## begin

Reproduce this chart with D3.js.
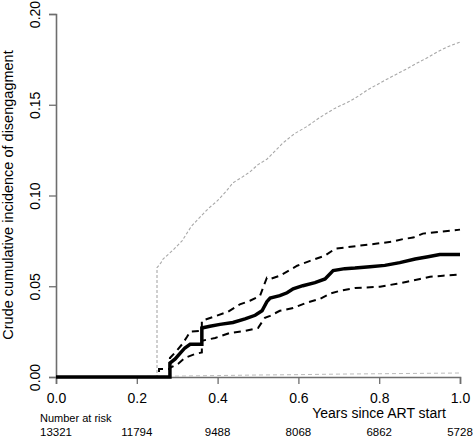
<!DOCTYPE html>
<html><head><meta charset="utf-8">
<script src="https://cdn.jsdelivr.net/npm/d3@7"></script>
<style>body{margin:0;background:#fff}svg{display:block}text{font-family:"Liberation Sans",Arial,sans-serif}</style>
</head><body>
<svg id="c" width="473" height="437"></svg>
<script>
// ---- data ----
const xTicks = [0, 0.2, 0.4, 0.6, 0.8, 1.0];
const yTicks = [0, 0.05, 0.10, 0.15, 0.20];
const riskTimes = [0, 0.2, 0.4, 0.6, 0.8, 1.0];
const riskCounts = [13321, 11794, 9488, 8068, 6862, 5728];

// cumulative incidence of disengagement (estimate)
const mainT = [0,0.282,0.282,0.295,0.307,0.319,0.332,0.361,0.361,0.381,0.406,0.438,0.468,0.493,0.510,0.522,0.530,0.554,0.572,0.587,0.611,0.641,0.666,0.686,0.715,0.740,0.777,0.814,0.851,0.889,0.921,0.950,1.0];
const mainV = [0,0,0.0077,0.010,0.013,0.016,0.018,0.018,0.027,0.028,0.029,0.030,0.032,0.034,0.0365,0.0415,0.0435,0.0448,0.0464,0.0486,0.0503,0.052,0.054,0.0586,0.0597,0.060,0.0608,0.0615,0.063,0.065,0.0663,0.0675,0.0675];

// upper confidence limit
const upT = [0,0.255,0.255,0.282,0.282,0.297,0.312,0.324,0.332,0.361,0.361,0.394,0.426,0.455,0.480,0.505,0.522,0.530,0.554,0.597,0.629,0.666,0.691,0.715,0.752,0.795,0.834,0.859,0.884,0.908,0.950,1.0];
const upV = [0,0,0.0044,0.0044,0.0105,0.014,0.018,0.022,0.025,0.0255,0.031,0.0335,0.036,0.040,0.042,0.0447,0.0547,0.054,0.0558,0.0613,0.064,0.0669,0.0707,0.0713,0.0724,0.0735,0.0746,0.076,0.0768,0.079,0.080,0.0812];

// lower confidence limit
const loT = [0,0.282,0.282,0.302,0.319,0.344,0.361,0.361,0.394,0.431,0.468,0.500,0.517,0.530,0.554,0.587,0.621,0.653,0.678,0.703,0.740,0.802,0.844,0.869,0.901,0.926,0.958,1.0];
const loV = [0,0,0.005,0.0072,0.0105,0.0127,0.0135,0.020,0.0215,0.0243,0.0254,0.027,0.0326,0.0337,0.0365,0.038,0.041,0.043,0.0459,0.0475,0.049,0.0497,0.0514,0.0525,0.054,0.0552,0.0558,0.0564];

// competing event (grey dotted)
const greyT = [0,0.25,0.25,0.26,0.265,0.29,0.312,0.335,0.356,0.378,0.399,0.42,0.438,0.46,0.48,0.50,0.522,0.54,0.562,0.59,0.621,0.653,0.69,0.728,0.75,0.77,0.81,0.844,0.87,0.894,0.92,0.943,0.97,1.0];
const greyV = [0,0,0.0602,0.063,0.065,0.070,0.075,0.083,0.088,0.093,0.097,0.102,0.107,0.110,0.113,0.117,0.120,0.124,0.129,0.134,0.138,0.143,0.148,0.152,0.155,0.158,0.163,0.167,0.170,0.173,0.176,0.179,0.182,0.1845];

// second competing event (grey dashed)
const grey2T = [0,0.27,0.4,0.5,0.6,0.7,0.8,0.9,1.0];
const grey2V = [0,0.0004,0.0008,0.0011,0.0013,0.0016,0.0018,0.002,0.0022];

// ---- chart ----
const svg = d3.select("#c");
const x = d3.scaleLinear().domain([0,1]).range([56,460]);
const y = d3.scaleLinear().domain([0,0.2]).range([377,14]);
const axisCol = "#6e6e6e";

const xa = svg.append("g").attr("transform","translate(0,377)")
  .call(d3.axisBottom(x).tickValues(xTicks).tickFormat(d3.format(".1f")).tickSize(7).tickPadding(9));
const ya = svg.append("g").attr("transform","translate(56,0)")
  .call(d3.axisLeft(y).tickValues(yTicks).tickFormat(d3.format(".2f")).tickSize(7));
[xa,ya].forEach(g=>{
  g.selectAll("path.domain").attr("stroke",axisCol).attr("stroke-width",1.6);
  g.selectAll(".tick line").attr("stroke",axisCol).attr("stroke-width",1.3);
  g.selectAll("text").attr("fill","#000").style("font-size","14px").style("font-family","'Liberation Sans',Arial,sans-serif");
});
ya.selectAll(".tick text").attr("x",null).attr("dy",null)
  .attr("transform","translate(-21,0) rotate(-90)").attr("text-anchor","middle").attr("dy","0.35em");

const mk = (T,V) => T.map((t,i)=>[t,V[i]]);
const line = d3.line().x(d=>x(d[0])).y(d=>y(d[1]));

svg.append("path").attr("d",line(mk(grey2T,grey2V))).attr("fill","none")
  .attr("stroke","#bbb").attr("stroke-width",1).attr("stroke-dasharray","4,3");
svg.append("path").attr("d",line(mk(greyT,greyV))).attr("fill","none")
  .attr("stroke","#a8a8a8").attr("stroke-width",1.1).attr("stroke-dasharray","3,2");
svg.append("path").attr("d",line(mk(upT,upV))).attr("fill","none")
  .attr("stroke","#000").attr("stroke-width",2).attr("stroke-dasharray","7,5");
svg.append("path").attr("d",line(mk(loT,loV))).attr("fill","none")
  .attr("stroke","#000").attr("stroke-width",2).attr("stroke-dasharray","7,5");
svg.append("path").attr("d",line(mk(mainT,mainV))).attr("fill","none")
  .attr("stroke","#000").attr("stroke-width",3.5);

svg.append("text").attr("transform","translate(13,195) rotate(-90)").attr("text-anchor","middle")
  .style("font-size","14.5px").text("Crude cumulative incidence of disengagment");
svg.append("text").attr("x",379).attr("y",418).attr("text-anchor","middle")
  .style("font-size","14px").text("Years since ART start");
svg.append("text").attr("x",40).attr("y",422).style("font-size","11px").text("Number at risk");
svg.selectAll("text.risk").data(riskCounts).join("text").attr("class","risk")
  .attr("x",(d,i)=>x(riskTimes[i])).attr("y",436).attr("text-anchor","middle")
  .style("font-size","11.5px").text(d=>d);
</script>
</body></html>
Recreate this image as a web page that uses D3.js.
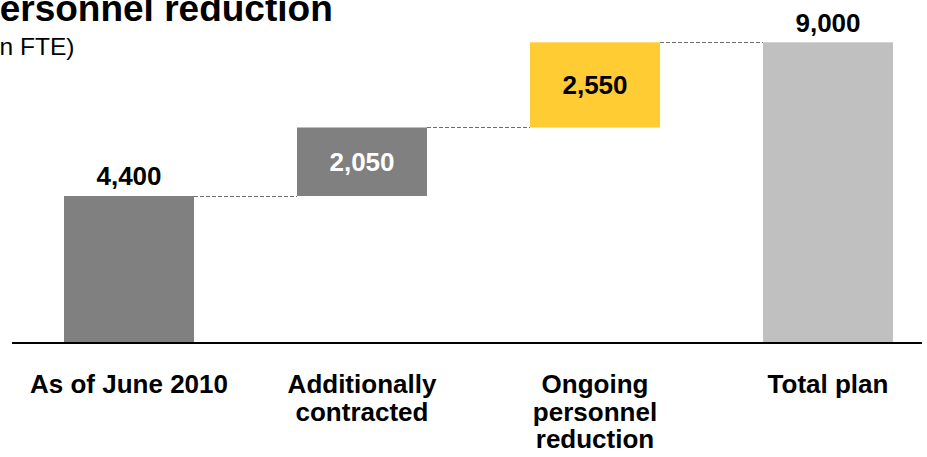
<!DOCTYPE html>
<html>
<head>
<meta charset="utf-8">
<script src="https://cdn.jsdelivr.net/npm/d3@7"></script>
<style>
  html, body { margin: 0; padding: 0; background: #fff; }
  svg { display: block; font-family: "Liberation Sans", Arial, sans-serif; }
</style>
</head>
<body>
<svg id="chart" width="927" height="457"></svg>
<script>
const categories = [["As of June 2010"], ["Additionally", "contracted"], ["Ongoing", "personnel", "reduction"], ["Total plan"]];
const values = [4400, 2050, 2550, 9000];
const valueLabels = ["4,400", "2,050", "2,550", "9,000"];
const kinds = ["total", "delta", "delta", "total"];
const colors = ["#808080", "#808080", "#FFCC33", "#C0C0C0"];
const labelColors = ["#000", "#fff", "#000", "#000"];

const svg = d3.select("#chart");
const baseY = 343;

// compute waterfall segments
let running = 0;
const bars = values.map((v, i) => {
  let y0, y1;
  if (kinds[i] === "total") { y0 = 0; y1 = v; running = v; }
  else { y0 = running; y1 = running + v; running = y1; }
  return { i, y0, y1, v };
});

const x = d3.scaleBand().domain(d3.range(values.length)).range([64, 893]).paddingInner(0.442).paddingOuter(0);
const y = d3.scaleLinear().domain([0, 9000]).range([baseY, 42.3]);

// title
svg.append("text").attr("x", -25).attr("y", 21).attr("font-size", 37).attr("font-weight", "bold").attr("fill", "#000").text("Personnel reduction");
svg.append("text").attr("x", -14).attr("y", 55).attr("font-size", 24.5).attr("fill", "#000").text("(in FTE)");

// connectors
for (let i = 0; i < bars.length - 1; i++) {
  const top = bars[i].y1;
  svg.append("line")
    .attr("x1", x(i) + x.bandwidth()).attr("x2", x(i + 1))
    .attr("y1", Math.round(y(top)) + 0.5).attr("y2", Math.round(y(top)) + 0.5)
    .attr("stroke", "#6e6e6e").attr("stroke-width", 1.2).attr("stroke-dasharray", "4,2");
}

// bars
svg.selectAll("rect.bar").data(bars).enter().append("rect")
  .attr("class", "bar")
  .attr("x", d => x(d.i)).attr("width", x.bandwidth())
  .attr("y", d => y(d.y1)).attr("height", d => y(d.y0) - y(d.y1))
  .attr("fill", d => colors[d.i]);

// value labels
svg.selectAll("text.val").data(bars).enter().append("text")
  .attr("class", "val")
  .attr("x", d => x(d.i) + x.bandwidth() / 2)
  .attr("y", d => kinds[d.i] === "total" ? y(d.y1) - 10.5 : (y(d.y0) + y(d.y1)) / 2 + 9.5)
  .attr("text-anchor", "middle").attr("font-size", 26).attr("font-weight", "bold")
  .attr("fill", d => labelColors[d.i]).text(d => valueLabels[d.i]);

// axis baseline
svg.append("line").attr("x1", 12).attr("x2", 922).attr("y1", baseY).attr("y2", baseY)
  .attr("stroke", "#000").attr("stroke-width", 2);

// category labels
categories.forEach((lines, i) => {
  const t = svg.append("text").attr("text-anchor", "middle").attr("font-size", 26).attr("font-weight", "bold").attr("fill", "#000");
  lines.forEach((ln, j) => {
    t.append("tspan").attr("x", x(i) + x.bandwidth() / 2).attr("y", 393 + j * 27.5).text(ln);
  });
});
</script>
</body>
</html>
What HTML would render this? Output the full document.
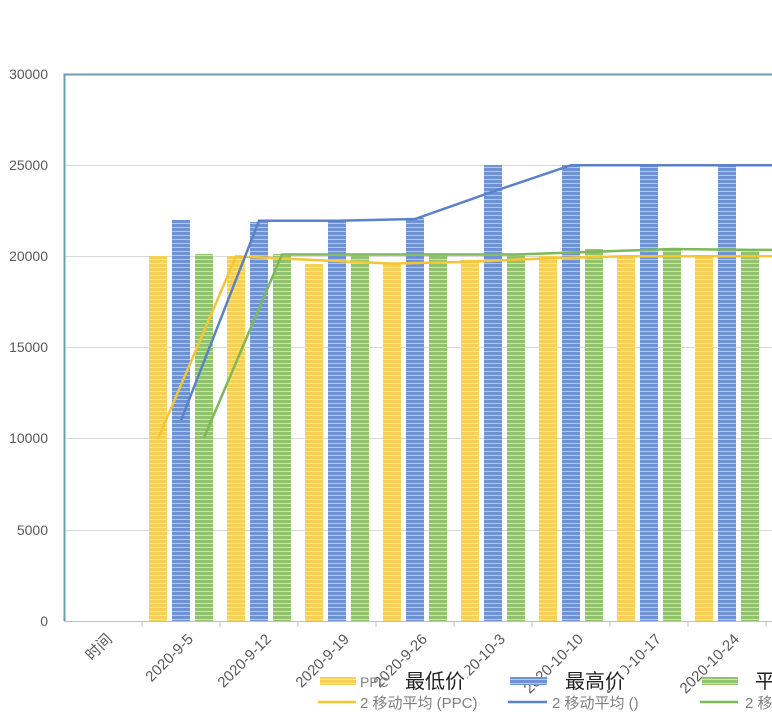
<!DOCTYPE html>
<html><head><meta charset="utf-8"><style>
body{margin:0;background:#fff;}
svg{display:block;font-family:"Liberation Sans","Noto Sans CJK SC",sans-serif;}
</style></head><body>
<svg width="772" height="714" viewBox="0 0 772 714">
<defs>
<pattern id="py" width="4" height="4" patternUnits="userSpaceOnUse"><rect width="4" height="4" fill="#f7cf55"/><rect y="3" width="4" height="1" fill="#fbe6a6"/></pattern>
<pattern id="pb" width="4" height="4" patternUnits="userSpaceOnUse"><rect width="4" height="4" fill="#6f92d4"/><rect y="3" width="4" height="1" fill="#b6c9ec"/></pattern>
<pattern id="pg" width="4" height="4" patternUnits="userSpaceOnUse"><rect width="4" height="4" fill="#93c26e"/><rect y="3" width="4" height="1" fill="#cbe3b8"/></pattern>
</defs>
<g stroke="#d9d9d9" stroke-width="1">
<line x1="64" y1="165.5" x2="772" y2="165.5"/><line x1="64" y1="256.5" x2="772" y2="256.5"/><line x1="64" y1="347.5" x2="772" y2="347.5"/><line x1="64" y1="438.5" x2="772" y2="438.5"/><line x1="64" y1="530.5" x2="772" y2="530.5"/>
</g>
<g font-size="14" fill="#595959" text-anchor="end">
<text x="48" y="79">30000</text><text x="48" y="170">25000</text><text x="48" y="261">20000</text><text x="48" y="352">15000</text><text x="48" y="443">10000</text><text x="48" y="535">5000</text><text x="48" y="626">0</text>
</g>
<g fill="url(#py)">
<rect x="149" y="256" width="18" height="365"/><rect x="227" y="256" width="18" height="365"/><rect x="305" y="264" width="18" height="357"/><rect x="383" y="264" width="18" height="357"/><rect x="461" y="260" width="18" height="361"/><rect x="539" y="256" width="18" height="365"/><rect x="617" y="256" width="18" height="365"/><rect x="695" y="256" width="18" height="365"/>
</g>
<g fill="url(#pb)">
<rect x="172" y="220" width="18" height="401"/><rect x="250" y="222" width="18" height="399"/><rect x="328" y="220" width="18" height="401"/><rect x="406" y="218" width="18" height="403"/><rect x="484" y="165" width="18" height="456"/><rect x="562" y="165" width="18" height="456"/><rect x="640" y="165" width="18" height="456"/><rect x="718" y="165" width="18" height="456"/>
</g>
<g fill="url(#pg)">
<rect x="195" y="254" width="18" height="367"/><rect x="273" y="254" width="18" height="367"/><rect x="351" y="254" width="18" height="367"/><rect x="429" y="254" width="18" height="367"/><rect x="507" y="254" width="18" height="367"/><rect x="585" y="249" width="18" height="372"/><rect x="663" y="249" width="18" height="372"/><rect x="741" y="251" width="18" height="370"/>
</g>
<g fill="none" stroke-width="2.5">
<polyline stroke="#f5c533" points="158,438.7 236,256.3 314,260 392,263.6 470,261.8 548,258.2 626,256.3 704,256.3 782,256.3"/>
<polyline stroke="#5b82c9" points="181,420.4 259,220.8 337,220.8 415,219 493,191.6 571,165.2 649,165.2 727,165.2 805,165.2"/>
<polyline stroke="#7db95a" points="204,437.8 282,254.5 360,254.5 438,254.5 516,254.5 594,251.8 672,249 750,249.9 828,249.9"/>
</g>
<line x1="64" y1="621.5" x2="772" y2="621.5" stroke="#bfbfbf"/>
<g stroke="#bfbfbf"><line x1="142" y1="621" x2="142" y2="627"/><line x1="220" y1="621" x2="220" y2="627"/><line x1="298" y1="621" x2="298" y2="627"/><line x1="376" y1="621" x2="376" y2="627"/><line x1="454" y1="621" x2="454" y2="627"/><line x1="532" y1="621" x2="532" y2="627"/><line x1="610" y1="621" x2="610" y2="627"/><line x1="688" y1="621" x2="688" y2="627"/><line x1="766" y1="621" x2="766" y2="627"/></g>
<path d="M64.5 621 V74.5 H772" fill="none" stroke="#6f9dad" stroke-width="2"/>
<g font-size="15" fill="#595959" text-anchor="end">
<text transform="translate(113,640) rotate(-45)">时间</text>
<text transform="translate(194,640) rotate(-45)">2020-9-5</text>
<text transform="translate(272,640) rotate(-45)">2020-9-12</text>
<text transform="translate(350,640) rotate(-45)">2020-9-19</text>
<text transform="translate(428,640) rotate(-45)">2020-9-26</text>
<text transform="translate(506,640) rotate(-45)">2020-10-3</text>
<text transform="translate(584,640) rotate(-45)">2020-10-10</text>
<text transform="translate(662,640) rotate(-45)">2020-10-17</text>
<text transform="translate(740,640) rotate(-45)">2020-10-24</text>
</g>
<g fill="#fff"><rect x="405" y="668" width="62" height="22"/><rect x="565" y="668" width="62" height="22"/><rect x="360" y="693" width="125" height="18"/><rect x="552" y="693" width="92" height="18"/></g>
<rect x="320" y="677" width="36" height="8" fill="url(#py)"/>
<rect x="510" y="677" width="37" height="8" fill="url(#pb)"/>
<rect x="702" y="677" width="36" height="8" fill="url(#pg)"/>
<g font-size="14" fill="#7f7f7f"><text x="360" y="687">PPC</text></g>
<g font-size="20" fill="#222"><text x="405" y="688">最低价</text><text x="565" y="688">最高价</text><text x="755" y="688">平</text></g>
<line x1="318" y1="702" x2="356" y2="702" stroke="#f5c533" stroke-width="2.5"/>
<line x1="508" y1="702" x2="547" y2="702" stroke="#5b82c9" stroke-width="2.5"/>
<line x1="700" y1="702" x2="738" y2="702" stroke="#7db95a" stroke-width="2.5"/>
<g font-size="15" fill="#7f7f7f"><text x="360" y="708">2 移动平均 (PPC)</text><text x="552" y="708">2 移动平均 ()</text><text x="745" y="708">2 移动平均</text></g>
</svg>
</body></html>
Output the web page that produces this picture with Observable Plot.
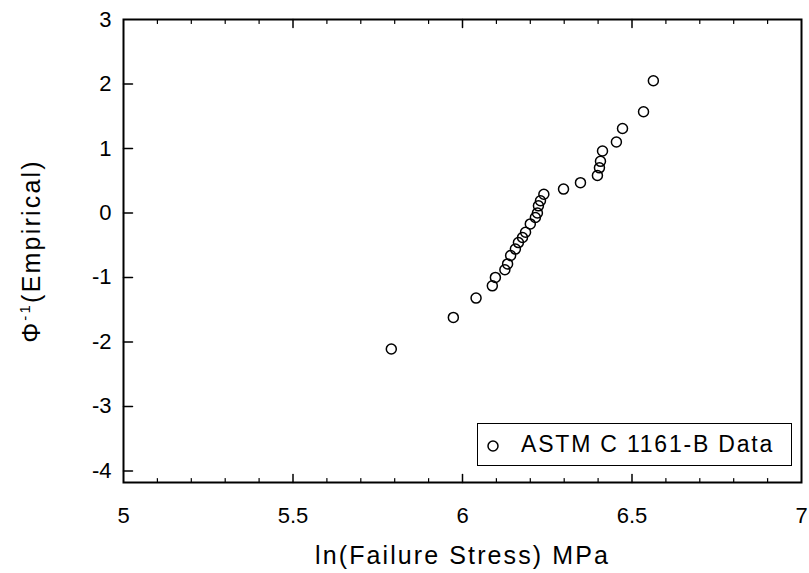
<!DOCTYPE html>
<html><head><meta charset="utf-8">
<script src="https://cdn.jsdelivr.net/npm/d3@7"></script>
<script src="https://cdn.jsdelivr.net/npm/@observablehq/plot@0.6"></script>
<style>
body{margin:0;background:#fff;}
#wrap{position:relative;width:809px;height:573px;font-family:"Liberation Sans",Arial,sans-serif;}
#legend{position:absolute;left:477px;top:423px;width:315px;height:43px;border:1.5px solid #000;box-sizing:border-box;background:#fff;font-size:23px;letter-spacing:1.8px;color:#000;}
#legend svg{position:absolute;left:5px;top:11px;}
#legend span{position:absolute;left:43px;top:7px;white-space:nowrap;}
</style></head><body><div id="wrap"></div>
<script>
// ln(Failure Stress) MPa
const lnStress = [5.79, 5.973, 6.04, 6.088, 6.097, 6.125, 6.133, 6.142, 6.156, 6.165, 6.177, 6.186, 6.20, 6.215, 6.221, 6.224, 6.23, 6.24, 6.298, 6.348, 6.398, 6.404, 6.407, 6.413, 6.454, 6.472, 6.534, 6.563];
// Phi^-1 (Empirical)
const phiInv   = [-2.11, -1.62, -1.32, -1.13, -1.0, -0.88, -0.79, -0.66, -0.56, -0.46, -0.38, -0.30, -0.17, -0.07, 0.0, 0.11, 0.19, 0.29, 0.37, 0.47, 0.58, 0.70, 0.80, 0.96, 1.10, 1.31, 1.57, 2.05];
const xMajor = [5, 5.5, 6, 6.5, 7];
const xMinor = [5.1, 5.2, 5.3, 5.4, 5.6, 5.7, 5.8, 5.9, 6.1, 6.2, 6.3, 6.4, 6.6, 6.7, 6.8, 6.9];
const yTicks = [-4, -3, -2, -1, 0, 1, 2, 3];
const seriesName = "ASTM C 1161-B Data";
const xTitle = "ln(Failure Stress) MPa";
const yTitle = "Φ-1(Empirical)";

const data = lnStress.map((x, i) => ({x, y: phiInv[i]}));
const line = {draw(c, l) { c.moveTo(0, 0); c.lineTo(0, -l); }};

const chart = Plot.plot({
  width: 809, height: 573,
  marginLeft: 123, marginRight: 8, marginTop: 19, marginBottom: 91,
  style: {fontFamily: "Liberation Sans, Arial, sans-serif", fontSize: "22px", color: "#000", background: "#fff"},
  x: {domain: [5, 7]},
  y: {domain: [-4.18, 3]},
  marks: [
    Plot.vector(xMajor.slice(1, -1), {x: d => d, frameAnchor: "bottom", length: 8, rotate: 0, anchor: "start", shape: line, stroke: "#000", strokeWidth: 1.5}),
    Plot.vector(xMinor, {x: d => d, frameAnchor: "bottom", length: 4, rotate: 0, anchor: "start", shape: line, stroke: "#000", strokeWidth: 1.2}),
    Plot.vector(xMinor, {x: d => d, frameAnchor: "top", length: 4, rotate: 180, anchor: "start", shape: line, stroke: "#000", strokeWidth: 1.2}),
    Plot.vector(xMajor.slice(1, -1), {x: d => d, frameAnchor: "top", length: 8, rotate: 180, anchor: "start", shape: line, stroke: "#000", strokeWidth: 1.5}),
    Plot.vector(yTicks.slice(0, -1), {y: d => d, frameAnchor: "left", length: 9, rotate: 90, anchor: "start", shape: line, stroke: "#000", strokeWidth: 1.5}),
    Plot.axisX({ticks: xMajor, tickSize: 0, tickPadding: 25, label: null, fontSize: 22, tickFormat: d => `${d}`}),
    Plot.axisY({ticks: yTicks, tickSize: 0, tickPadding: 12, label: null, fontSize: 22, tickFormat: d => `${d}`}),
    Plot.frame({stroke: "#000", strokeWidth: 2}),
    Plot.dot(data, {x: "x", y: "y", r: 5, stroke: "#000", strokeWidth: 1.5, fill: "none"}),
    Plot.text([xTitle], {frameAnchor: "bottom", dy: 73, fontSize: 25, lineAnchor: "middle", textAnchor: "middle"}),
    Plot.text([yTitle], {frameAnchor: "left", dx: -92, rotate: -90, fontSize: 25, lineAnchor: "middle", textAnchor: "middle"})
  ]
});

document.getElementById("wrap").appendChild(chart);
const svg = d3.select(chart);
svg.selectAll("text").filter(function() { return this.textContent === xTitle; })
  .attr("letter-spacing", "2.1px");
svg.selectAll("text").filter(function() { return this.textContent === yTitle; })
  .attr("letter-spacing", "2.2px")
  .html(`Φ<tspan dy="-10" font-size="15">-1</tspan><tspan dy="10">(Empirical)</tspan>`);

const leg = document.createElement("div");
leg.id = "legend";
leg.innerHTML = `<svg width="22" height="22"><circle cx="10" cy="11" r="5" fill="none" stroke="#000" stroke-width="1.5"/></svg><span>${seriesName}</span>`;
document.getElementById("wrap").appendChild(leg);
</script>
</body></html>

## end

Pick out lines containing the word "chart", each one as written.

Reproduce this chart with D3.js.
// ---- chart ----
<svg id="chart" width="927" height="457"></svg>
const svg = d3.select("#chart");
const chart = Plot.plot({
document.getElementById("wrap").appendChild(chart);
const svg = d3.select(chart);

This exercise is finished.